Le cupole dei clan rischiano il processo per uno dei più brutali omicidi di camorra. I pm della Direzione distrettuale antimafia hanno avanzato la richiesta di rinvio a giudizio per i bellizzesi Pasquale Renna, 63 anni, padrino dell’omonimo cartello, Francesco, 69, e Alfonso Pecoraro, 62, fratelli del capo ucciso, per il collaboratore di giustizia olevanese Fedele Schipani, 63, detto Rosario ‘u pasticciere, e gli stabiesi Ferdinando Cesarano, 69, detto Nanduccio ‘e Ponte Persica, boss del clan che porta il suo nome, e Maurizio Procida, 59, detenuti per altri reati. Ora l’ultima parola spetta a Giandomenico D’Agostino, gip del Tribunale di Salerno, che dovrà decidere se consentire o meno l’esercizio dell’azione penale ai pm della Dda Maria Benincasa e Bianca Rinaldi.
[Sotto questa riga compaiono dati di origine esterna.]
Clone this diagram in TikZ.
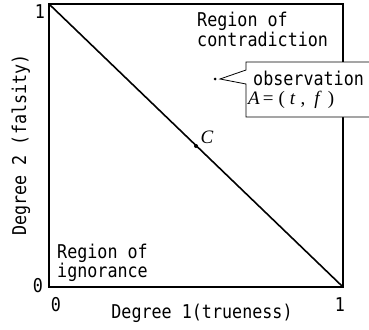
\documentclass[tikz,border=0pt]{standalone}
\usepackage{fontspec}
\newfontfamily\gothic[FakeStretch=0.88]{DejaVu Sans Mono}
\newfontfamily\timesf{Liberation Serif}
\begin{document}
\begin{tikzpicture}[x=1pt,y=-1pt,
  lbl/.style={inner sep=0pt,font=\gothic\fontsize{19}{22}\selectfont},
  mth/.style={inner sep=0pt,font=\timesf\fontsize{19}{22}\selectfont},
  frame/.style={line width=2.8pt},
  diag/.style={line width=1.6pt},
  callout/.style={draw,fill=white,line width=0.8pt}]
\useasboundingbox (0,0) rectangle (369,329);
\coordinate (tl) at (49,4);
\coordinate (br) at (343,287);
\draw[frame] (tl) rectangle (br);
\draw[diag] (tl) -- (br);
\fill (196,146) circle (2pt) coordinate (C);
\node[mth] (Clabel) at (207,137) {\itshape C};
% callout
\draw[callout] (375,62) -- (246,62) -- (246,70) -- (220,79) -- (246,84) -- (246,117) -- (375,117);
\fill (215,79) circle (1.5pt) coordinate (A);
\node[lbl,anchor=base west] (obs) at (253,85) {observation};
\node[mth,anchor=base west] (Aeq) at (248,104) {\textit{A}\hspace{3pt}=\hspace{5pt}(\hspace{5pt}\textit{t}\hspace{5pt},\hspace{9pt}\textit{f}\hspace{6pt})};
% regions
\node[lbl,anchor=base west] (rc1) at (197,27) {Region of};
\node[lbl,anchor=base west] (rc2) at (197,46) {contradiction};
\node[lbl,anchor=base west] (ri1) at (57,258) {Region of};
\node[lbl,anchor=base west] (ri2) at (57,277) {ignorance};
% axis labels
\node[lbl] (y1) at (40,12) {1};
\node[lbl] (y0) at (38,286) {0};
\node[lbl] (x0) at (56,305) {0};
\node[lbl] (x1) at (340,305) {1};
\node[lbl,anchor=base] (xlab) at (202,318) {Degree 1(trueness)};
\node[lbl,anchor=base,rotate=90] (ylab) at (26,145) {Degree 2 (falsity)};
\end{tikzpicture}
\end{document}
Di mezzo c’è l’efferata lupara bianca ai danni del bellizzese Giuseppe Di Giorgio, ammazzato a 50 anni, punito per aver partecipato all’omicidio del boss Giovanni Pecoraro. Una vendetta crudele, quella risalente al ‘91. Sequestrato, torturato, gettato in una fossa, cinto al collo con una corda tirata a turno, colpito alla testa con un piccone e poi seppellito: Di Giorgio sarebbe morto così. La pubblica accusa contesta ai sei il concorso in omicidio premeditato, aggravato dalle sevizie, dalla crudeltà e dall’aver commesso il fatto in numero superiore a cinque persone. L’eterno cold case è stato risolto d’iniziativa dai carabinieri della Sezione operativa del Norm (guidato dai capitani Graziano Maddalena prima e Donato Recchia poi) della Compagnia di Battipaglia, agli ordini del capitano Samuele Bileti.
Di Giorgio era stato condannato insieme a Pasquale De Feo, Giulio Del Mastro e Antonio Nastro per l’ammazzatina di Giovanni Pecoraro, il padrino del clan freddato nel cuore della sua Bellizzi a settembre del 1988. Così s’arrivò all’11 gennaio 1991. Alla vittima i giudici avevano dato il permesso d’uscire di casa per lavoro: faceva l’operaio in fabbrica a Battipaglia. Uscendo di lì fu rapito e condotto in un casolare abbandonato a Olevano sul Tusciano, nei pressi della centrale idroelettrica.
La Benincasa e la Rinaldi identificano Renna, i fratelli Pecoraro e Cesarano quali «determinatori e mandanti». Alfonso Pecoraro è «organizzatore ed esecutore materiale»: attribuzione, quest’ultima, affibbiata anche a Schipani e a Procida. I tre, «dopo aver condotto Di Giorgio in un casolare e dopo averlo legato a una sedia, lo sottoponevano a torture, tra cui bruciature di sigarette sul corpo, schiaffi al volto e colpi alle ginocchia e alla testa, anche mediante l’utilizzo del calcio di una pistola, fino a fargli perdere i sensi». Pareva già morto quando Pecoraro, Schipani e Procida lo avrebbero trasportato «presso un fondo per poi seppellirlo in una buca scavata il giorno precedente». Di Giorgio, però, era ancora vivo. Quando gli uomini del commando se ne sono accorti «gli cingevano una corda al collo tirando a turno, nel tentativo di strangolarlo». Il 50enne bellizzese, tuttavia, era duro a morire: per questo Alfonso Pecoraro «lo colpiva ripetutamente alla testa con un piccone, per poi seppellire il cadavere, unitamente allo Schipani, nella buca». Le indagini s’avvalgono della collaborazione di Schipani, assistito dal penalista Andrea Ruggiero. Nel collegio difensivo gli avvocati Giuseppe Russo, Raffaele Francese, Eliana Zecca e Piera Rubano. Le persone offese sono la vedova di Di Giorgio, i figli e le due sorelle.